■ **Goal of the exercise**:
Images should be left out, and everything else in the listing reproduced exactly.

:: Material provided

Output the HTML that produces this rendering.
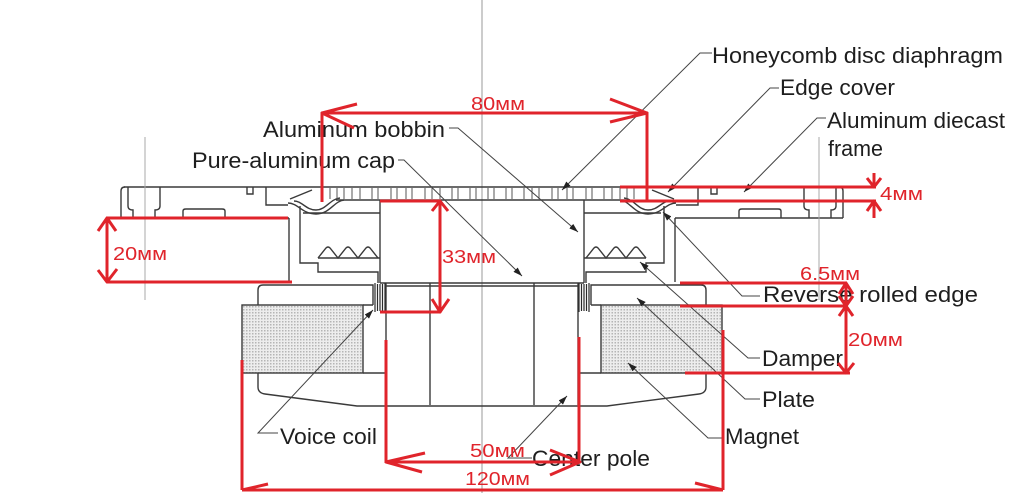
<!DOCTYPE html>
<html><head><meta charset="utf-8"><style>
html,body{margin:0;padding:0;background:#fff;}
svg{display:block;}
</style></head><body>
<svg width="1021" height="493" viewBox="0 0 1021 493" xmlns="http://www.w3.org/2000/svg">
<defs>
<pattern id="dots" width="3" height="3" patternUnits="userSpaceOnUse">
<rect width="3" height="3" fill="#ededed"/>
<rect width="1.5" height="1.5" fill="#b5b5b5"/>
</pattern>
<marker id="ah" markerWidth="9" markerHeight="6" refX="9" refY="3" orient="auto" markerUnits="userSpaceOnUse">
<path d="M0,0 L9,3 L0,6 Z" fill="#222"/>
</marker>
<g id="half">
 <rect x="242" y="305" width="121" height="68" fill="url(#dots)" stroke="#3a3a3a" stroke-width="1.4"/>
 <g fill="none" stroke="#3a3a3a" stroke-width="1.4">
  <path d="M124,187 H482"/>
  <path d="M121,218 V191 Q121,187 125,187"/>
  <path d="M121,218 H289"/>
  <path d="M289,218 V282"/>
  <path d="M128,187 V206 Q128,210 133,210 V218 M160,187 V206 Q160,210 155,210 V218"/>
  <path d="M183,218 V211 Q183,209 186,209 H222 Q225,209 225,211 V218"/>
  <path d="M247,187 V194 H253 V187"/>
  <path d="M266,187 V205 H288"/>
  <path d="M288,203 C298,203 302,214 316,214 C330,214 334,201 344,200"/>
  <path d="M294,201 C302,201 306,210 316,210 C326,210 330,199 340,198"/>
  <path d="M290,199 L312,190"/>
  <path d="M336,200 H482"/>
  <path d="M300,206 V263 H318 V272 H378 V283"/>
  <path d="M303,213 H380"/>
  <path d="M318,258 H380"/>
  <path d="M318,258 L326,248 Q328,246 330,248 L338,258 L346,248 Q348,246 350,248 L358,258 L366,248 Q368,246 370,248 L378,258"/>
  <path d="M380,200 V283"/>
  <path d="M380,283 H482 M386,286 H482"/>
  <path d="M386,283 V405"/>
  <path d="M430,283 V405"/>
  <path d="M373,305 V285 H263 Q258,285 258,290 V305"/>
  <path d="M363,373 H386 M363,305 H373"/>
  <path d="M258,373 V387 Q258,393 265,394 L357,406 H482"/>
 </g>
 <g stroke="#2a2a2a" stroke-width="1.2">
  <path d="M375,283 V312 M377.5,284 V311 M380,284 V311 M382.5,284 V311 M385,283 V312"/>
 </g>
 <g stroke="#555" stroke-width="1">
  <path d="M330,188 V199 M337,188 V199 M344,188 V199 M352,188 V199 M360,188 V199 M372,188 V199 M378,188 V199 M391,188 V199 M397,188 V199 M406,188 V199 M412,188 V199 M425,188 V199 M432,188 V199 M440,188 V199 M452,188 V199 M458,188 V199 M470,188 V199 M476,188 V199"/>
 </g>
 <path d="M145,137 V300" stroke="#aaa" stroke-width="1"/>
</g>
</defs>

<path d="M482,0 V493" stroke="#9a9a9a" stroke-width="1"/>
<use href="#half"/>
<use href="#half" transform="matrix(-1,0,0,1,964,0)"/>

<!-- leader lines -->
<g fill="none" stroke="#444" stroke-width="1">
 <path d="M712,53 H700 L562,190" marker-end="url(#ah)"/>
 <path d="M779,88 H770 L668,192" marker-end="url(#ah)"/>
 <path d="M826,118 H817 L744,192" marker-end="url(#ah)"/>
 <path d="M449,128 H458 L578,232" marker-end="url(#ah)"/>
 <path d="M398,160 H404 L522,276" marker-end="url(#ah)"/>
 <path d="M760,296 H742 L663,212" marker-end="url(#ah)"/>
 <path d="M760,358 H748 L640,262" marker-end="url(#ah)"/>
 <path d="M760,399 H745 L637,298" marker-end="url(#ah)"/>
 <path d="M723,438 H708 L628,363" marker-end="url(#ah)"/>
 <path d="M278,433 H258 L373,310" marker-end="url(#ah)"/>
 <path d="M532,458 H508 L567,396" marker-end="url(#ah)"/>
</g>

<!-- labels -->
<g font-family="'Liberation Sans', Arial, sans-serif" font-size="22" fill="#1e1e1e" lengthAdjust="spacingAndGlyphs">
 <text x="712" y="63" textLength="291" lengthAdjust="spacingAndGlyphs">Honeycomb disc diaphragm</text>
 <text x="780" y="95" textLength="115" lengthAdjust="spacingAndGlyphs">Edge cover</text>
 <text x="827" y="128" textLength="178" lengthAdjust="spacingAndGlyphs">Aluminum diecast</text>
 <text x="828" y="156" textLength="55" lengthAdjust="spacingAndGlyphs">frame</text>
 <text x="263" y="137" textLength="182" lengthAdjust="spacingAndGlyphs">Aluminum bobbin</text>
 <text x="192" y="168" textLength="203" lengthAdjust="spacingAndGlyphs">Pure-aluminum cap</text>
 <text x="763" y="302" textLength="215" lengthAdjust="spacingAndGlyphs">Reverse rolled edge</text>
 <text x="762" y="366" textLength="81" lengthAdjust="spacingAndGlyphs">Damper</text>
 <text x="762" y="407" textLength="53" lengthAdjust="spacingAndGlyphs">Plate</text>
 <text x="725" y="444" textLength="74" lengthAdjust="spacingAndGlyphs">Magnet</text>
 <text x="280" y="444" textLength="97" lengthAdjust="spacingAndGlyphs">Voice coil</text>
 <text x="532" y="466" textLength="118" lengthAdjust="spacingAndGlyphs">Center pole</text>
</g>

<!-- red dimensions -->
<g fill="none" stroke="#e0242b" stroke-width="3" stroke-linejoin="round">
 <path d="M322,202 V113 H647 V200"/>
 <path d="M357,104 L322,113 L354,128"/>
 <path d="M610,99 L647,113 L610,122"/>

 <path d="M620,187 H876 M620,201 H876"/>
 <path d="M874,173 V187 M867,178 L874,187 L881,178"/>
 <path d="M874,201 V218 M867,211 L874,201 L881,211"/>

 <path d="M107,218 H288 M107,282 H292 M107,218 V282"/>
 <path d="M98,231 L107,218 L116,231"/>
 <path d="M98,270 L107,282 L117,269"/>

 <path d="M380,201 H440 V312 H380"/>
 <path d="M432,211 L440,201 L448,211"/>
 <path d="M432,299 L440,312 L449,299"/>

 <path d="M680,283 H847 M680,306 H847 M685,373 H850 M846,283 V373"/>
 <path d="M839,294 L846,283 L853,294"/>
 <path d="M839,296 L846,306 L853,296"/>
 <path d="M839,316 L846,306 L853,316"/>
 <path d="M838,363 L846,373 L854,363"/>

 <path d="M386,340 V463 M579,337 V463 M386,462 H580"/>
 <path d="M425,453 L386,462 L422,472"/>
 <path d="M550,450 L580,462 L550,475"/>

 <path d="M242,360 V490 M723,330 V490 M242,490 H723"/>
 <path d="M268,484 L242,490"/>
 <path d="M695,483 L723,490"/>
</g>

<g font-family="'Liberation Sans', Arial, sans-serif" font-size="18" fill="#e0242b">
 <text x="471" y="110" textLength="54" lengthAdjust="spacingAndGlyphs">80мм</text>
 <text x="880" y="200" textLength="43" lengthAdjust="spacingAndGlyphs">4мм</text>
 <text x="113" y="260" textLength="54" lengthAdjust="spacingAndGlyphs">20мм</text>
 <text x="442" y="263" textLength="54" lengthAdjust="spacingAndGlyphs">33мм</text>
 <text x="800" y="280" textLength="60" lengthAdjust="spacingAndGlyphs">6.5мм</text>
 <text x="848" y="346" textLength="55" lengthAdjust="spacingAndGlyphs">20мм</text>
 <text x="470" y="457" textLength="55" lengthAdjust="spacingAndGlyphs">50мм</text>
 <text x="465" y="485" textLength="65" lengthAdjust="spacingAndGlyphs">120мм</text>
</g>
</svg>
</body></html>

::::

■ **Final answer**:
Output the HTML that produces this rendering.
<!DOCTYPE html>
<html><head><meta charset="utf-8"><style>
html,body{margin:0;padding:0;background:#fff;}
svg{display:block;}
</style></head><body>
<svg width="1021" height="493" viewBox="0 0 1021 493" xmlns="http://www.w3.org/2000/svg">
<defs>
<pattern id="dots" width="3" height="3" patternUnits="userSpaceOnUse">
<rect width="3" height="3" fill="#ededed"/>
<rect width="1.5" height="1.5" fill="#b5b5b5"/>
</pattern>
<marker id="ah" markerWidth="9" markerHeight="6" refX="9" refY="3" orient="auto" markerUnits="userSpaceOnUse">
<path d="M0,0 L9,3 L0,6 Z" fill="#222"/>
</marker>
<g id="half">
 <rect x="242" y="305" width="121" height="68" fill="url(#dots)" stroke="#3a3a3a" stroke-width="1.4"/>
 <g fill="none" stroke="#3a3a3a" stroke-width="1.4">
  <path d="M124,187 H482"/>
  <path d="M121,218 V191 Q121,187 125,187"/>
  <path d="M121,218 H289"/>
  <path d="M289,218 V282"/>
  <path d="M128,187 V206 Q128,210 133,210 V218 M160,187 V206 Q160,210 155,210 V218"/>
  <path d="M183,218 V211 Q183,209 186,209 H222 Q225,209 225,211 V218"/>
  <path d="M247,187 V194 H253 V187"/>
  <path d="M266,187 V205 H288"/>
  <path d="M288,203 C298,203 302,214 316,214 C330,214 334,201 344,200"/>
  <path d="M294,201 C302,201 306,210 316,210 C326,210 330,199 340,198"/>
  <path d="M290,199 L312,190"/>
  <path d="M336,200 H482"/>
  <path d="M300,206 V263 H318 V272 H378 V283"/>
  <path d="M303,213 H380"/>
  <path d="M318,258 H380"/>
  <path d="M318,258 L326,248 Q328,246 330,248 L338,258 L346,248 Q348,246 350,248 L358,258 L366,248 Q368,246 370,248 L378,258"/>
  <path d="M380,200 V283"/>
  <path d="M380,283 H482 M386,286 H482"/>
  <path d="M386,283 V405"/>
  <path d="M430,283 V405"/>
  <path d="M373,305 V285 H263 Q258,285 258,290 V305"/>
  <path d="M363,373 H386 M363,305 H373"/>
  <path d="M258,373 V387 Q258,393 265,394 L357,406 H482"/>
 </g>
 <g stroke="#2a2a2a" stroke-width="1.2">
  <path d="M375,283 V312 M377.5,284 V311 M380,284 V311 M382.5,284 V311 M385,283 V312"/>
 </g>
 <g stroke="#555" stroke-width="1">
  <path d="M330,188 V199 M337,188 V199 M344,188 V199 M352,188 V199 M360,188 V199 M372,188 V199 M378,188 V199 M391,188 V199 M397,188 V199 M406,188 V199 M412,188 V199 M425,188 V199 M432,188 V199 M440,188 V199 M452,188 V199 M458,188 V199 M470,188 V199 M476,188 V199"/>
 </g>
 <path d="M145,137 V300" stroke="#aaa" stroke-width="1"/>
</g>
</defs>

<path d="M482,0 V493" stroke="#9a9a9a" stroke-width="1"/>
<use href="#half"/>
<use href="#half" transform="matrix(-1,0,0,1,964,0)"/>

<!-- leader lines -->
<g fill="none" stroke="#444" stroke-width="1">
 <path d="M712,53 H700 L562,190" marker-end="url(#ah)"/>
 <path d="M779,88 H770 L668,192" marker-end="url(#ah)"/>
 <path d="M826,118 H817 L744,192" marker-end="url(#ah)"/>
 <path d="M449,128 H458 L578,232" marker-end="url(#ah)"/>
 <path d="M398,160 H404 L522,276" marker-end="url(#ah)"/>
 <path d="M760,296 H742 L663,212" marker-end="url(#ah)"/>
 <path d="M760,358 H748 L640,262" marker-end="url(#ah)"/>
 <path d="M760,399 H745 L637,298" marker-end="url(#ah)"/>
 <path d="M723,438 H708 L628,363" marker-end="url(#ah)"/>
 <path d="M278,433 H258 L373,310" marker-end="url(#ah)"/>
 <path d="M532,458 H508 L567,396" marker-end="url(#ah)"/>
</g>

<!-- labels -->
<g font-family="'Liberation Sans', Arial, sans-serif" font-size="22" fill="#1e1e1e" lengthAdjust="spacingAndGlyphs">
 <text x="712" y="63" textLength="291" lengthAdjust="spacingAndGlyphs">Honeycomb disc diaphragm</text>
 <text x="780" y="95" textLength="115" lengthAdjust="spacingAndGlyphs">Edge cover</text>
 <text x="827" y="128" textLength="178" lengthAdjust="spacingAndGlyphs">Aluminum diecast</text>
 <text x="828" y="156" textLength="55" lengthAdjust="spacingAndGlyphs">frame</text>
 <text x="263" y="137" textLength="182" lengthAdjust="spacingAndGlyphs">Aluminum bobbin</text>
 <text x="192" y="168" textLength="203" lengthAdjust="spacingAndGlyphs">Pure-aluminum cap</text>
 <text x="763" y="302" textLength="215" lengthAdjust="spacingAndGlyphs">Reverse rolled edge</text>
 <text x="762" y="366" textLength="81" lengthAdjust="spacingAndGlyphs">Damper</text>
 <text x="762" y="407" textLength="53" lengthAdjust="spacingAndGlyphs">Plate</text>
 <text x="725" y="444" textLength="74" lengthAdjust="spacingAndGlyphs">Magnet</text>
 <text x="280" y="444" textLength="97" lengthAdjust="spacingAndGlyphs">Voice coil</text>
 <text x="532" y="466" textLength="118" lengthAdjust="spacingAndGlyphs">Center pole</text>
</g>

<!-- red dimensions -->
<g fill="none" stroke="#e0242b" stroke-width="3" stroke-linejoin="round">
 <path d="M322,202 V113 H647 V200"/>
 <path d="M357,104 L322,113 L354,128"/>
 <path d="M610,99 L647,113 L610,122"/>

 <path d="M620,187 H876 M620,201 H876"/>
 <path d="M874,173 V187 M867,178 L874,187 L881,178"/>
 <path d="M874,201 V218 M867,211 L874,201 L881,211"/>

 <path d="M107,218 H288 M107,282 H292 M107,218 V282"/>
 <path d="M98,231 L107,218 L116,231"/>
 <path d="M98,270 L107,282 L117,269"/>

 <path d="M380,201 H440 V312 H380"/>
 <path d="M432,211 L440,201 L448,211"/>
 <path d="M432,299 L440,312 L449,299"/>

 <path d="M680,283 H847 M680,306 H847 M685,373 H850 M846,283 V373"/>
 <path d="M839,294 L846,283 L853,294"/>
 <path d="M839,296 L846,306 L853,296"/>
 <path d="M839,316 L846,306 L853,316"/>
 <path d="M838,363 L846,373 L854,363"/>

 <path d="M386,340 V463 M579,337 V463 M386,462 H580"/>
 <path d="M425,453 L386,462 L422,472"/>
 <path d="M550,450 L580,462 L550,475"/>

 <path d="M242,360 V490 M723,330 V490 M242,490 H723"/>
 <path d="M268,484 L242,490"/>
 <path d="M695,483 L723,490"/>
</g>

<g font-family="'Liberation Sans', Arial, sans-serif" font-size="18" fill="#e0242b">
 <text x="471" y="110" textLength="54" lengthAdjust="spacingAndGlyphs">80мм</text>
 <text x="880" y="200" textLength="43" lengthAdjust="spacingAndGlyphs">4мм</text>
 <text x="113" y="260" textLength="54" lengthAdjust="spacingAndGlyphs">20мм</text>
 <text x="442" y="263" textLength="54" lengthAdjust="spacingAndGlyphs">33мм</text>
 <text x="800" y="280" textLength="60" lengthAdjust="spacingAndGlyphs">6.5мм</text>
 <text x="848" y="346" textLength="55" lengthAdjust="spacingAndGlyphs">20мм</text>
 <text x="470" y="457" textLength="55" lengthAdjust="spacingAndGlyphs">50мм</text>
 <text x="465" y="485" textLength="65" lengthAdjust="spacingAndGlyphs">120мм</text>
</g>
</svg>
</body></html>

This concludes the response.